Protocols such as the Constrained Applications Protocol (CoAP) make it possible to extend the benefit of internet standards such as the HyperText Transfer Protocol (HTTP) to sensor nodes though the fog network. CoAP provides access to HTTP in a form that fits well on microcontrollers with restricted memory and processing resources. CoAP supports the same REpresentational State Transfer (REST) programming model that has become standard for developing web-based applications. However, it employs a binary rather than textual format that is more compact than traditional HTTP, suiting it to low-data rate connections.
Other protocols, such as MQ Telemetry Transport (MQTT), support an alternative application architecture. MQTT supports a publish-subscribe model in contrast to CoAP’s client-server architecture. The publish-subscribe architecture is one that suits the IoT because it provides data from individual sensor nodes from different applications without demanding direct access to the nodes themselves for each one. This reduces demand on the fog network and allows scalability. CoAP and MQTT are not mutually exclusive. Gateways may collect data using CoAP and then provide access to other applications using MQTT or other protocols that may emerge.
The key is that the architecture already being deployed will support interoperability and, thanks to this, will deliver on one of the key promises of the IoT – that innovative, profitable applications can be developed quickly without demanding infrastructural investment each time.

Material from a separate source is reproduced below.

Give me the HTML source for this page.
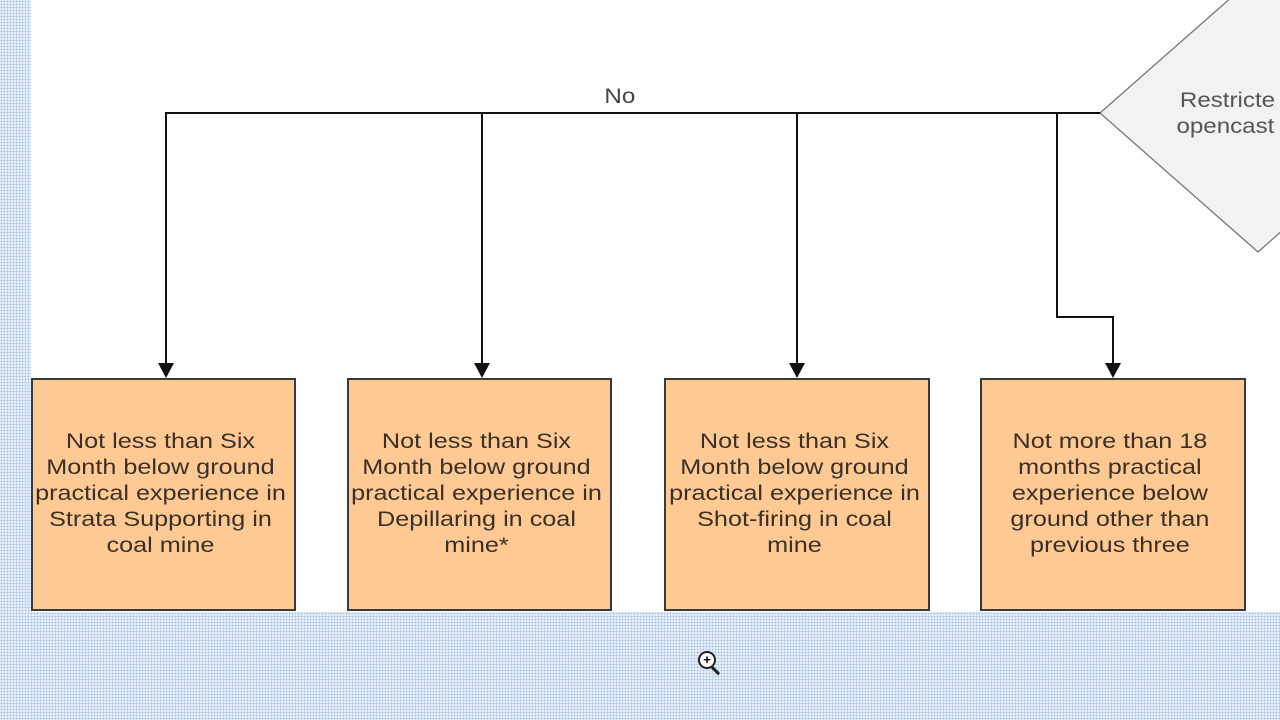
<!DOCTYPE html>
<html><head><style>
html,body{margin:0;padding:0;width:1280px;height:720px;overflow:hidden;background:#fff;}
.bg{position:absolute;background-color:#eef3fa;background-image:radial-gradient(#a9c4e4 45%,transparent 55%);background-size:3px 3px;}
.box{position:absolute;background:#ffc994;border:2px solid #3a3a3a;box-sizing:border-box;display:flex;align-items:center;justify-content:center;text-align:center;font:21px/26px "Liberation Sans",sans-serif;color:#3a3028;}
.box span{display:inline-block;transform:translate(-3px,-1px) scaleX(1.2);white-space:nowrap;}
</style></head><body>
<div class="bg" style="left:0;top:0;width:31px;height:720px"></div>
<div class="bg" style="left:0;top:612px;width:1280px;height:108px"></div>
<svg width="1280" height="720" style="position:absolute;left:0;top:0">
<polygon points="1100,113 1258,-26 1416,113 1258,252" fill="#f2f2f2" stroke="#777" stroke-width="1.3"/>
<g font-family="Liberation Sans" font-size="21" fill="#555" transform="scale(1.15,1)">
<text x="1026" y="107">Restricte</text>
<text x="1023" y="133">opencast</text>
</g>
<g stroke="#111" stroke-width="2" fill="none">
<polyline points="1100,113 166,113 166,366"/>
<line x1="482" y1="113" x2="482" y2="366"/>
<line x1="797" y1="113" x2="797" y2="366"/>
<polyline points="1057,113 1057,317 1113,317 1113,366"/>
</g>
<g fill="#111">
<polygon points="158,363 174,363 166,378"/>
<polygon points="474,363 490,363 482,378"/>
<polygon points="789,363 805,363 797,378"/>
<polygon points="1105,363 1121,363 1113,378"/>
</g>
<text x="539" y="103" text-anchor="middle" font-family="Liberation Sans" font-size="21" fill="#444" transform="scale(1.15,1)">No</text>
</svg>
<div class="box" style="left:31px;top:378px;width:265px;height:233px"><span>Not less than Six<br>Month below ground<br>practical experience in<br>Strata Supporting in<br>coal mine</span></div>
<div class="box" style="left:347px;top:378px;width:265px;height:233px"><span>Not less than Six<br>Month below ground<br>practical experience in<br>Depillaring in coal<br>mine*</span></div>
<div class="box" style="left:664px;top:378px;width:266px;height:233px"><span>Not less than Six<br>Month below ground<br>practical experience in<br>Shot-firing in coal<br>mine</span></div>
<div class="box" style="left:980px;top:378px;width:266px;height:233px"><span>Not more than 18<br>months practical<br>experience below<br>ground other than<br>previous three</span></div>
<div style="position:absolute;left:698px;top:651px;width:14px;height:14px;border:2px solid #222;border-radius:50%;background:#fff;font:bold 13px/14px 'Liberation Sans';text-align:center">+</div>
<div style="position:absolute;left:713px;top:666px;width:10px;height:3px;background:#222;transform:rotate(45deg);transform-origin:0 0"></div>
</body></html>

For example, having deployed UAVs and other sensors to monitor crops, farmers could adjust harvesting decisions based on market data or to the transport situation. A cloud-based application that tracks demand for a given foodstuff may lead to the farming systems speeding up harvesting to cope with the increased need. Another application may operate a just-in-time harvesting system to ensure maximum freshness. Only when a truck is in range of the farm does harvesting for that day begin – with the crop guaranteed ready when it arrives thanks to the use of predictive software that uses data from the UAVs to determine how much of the crop is ready for picking.
There is no need to add sensors to the trucks to determine their position and likely arrival times – they are already in place. The only requirement is that the data is available to the application, which can be arranged through protocols such as CoAP and MQTT.
The IoT encompasses communications, sensor technology, cloud-based intelligence and open software protocols. The IoT promises to deliver a new world of capabilities driven by business models that would be unthinkable without the combination of those technologies.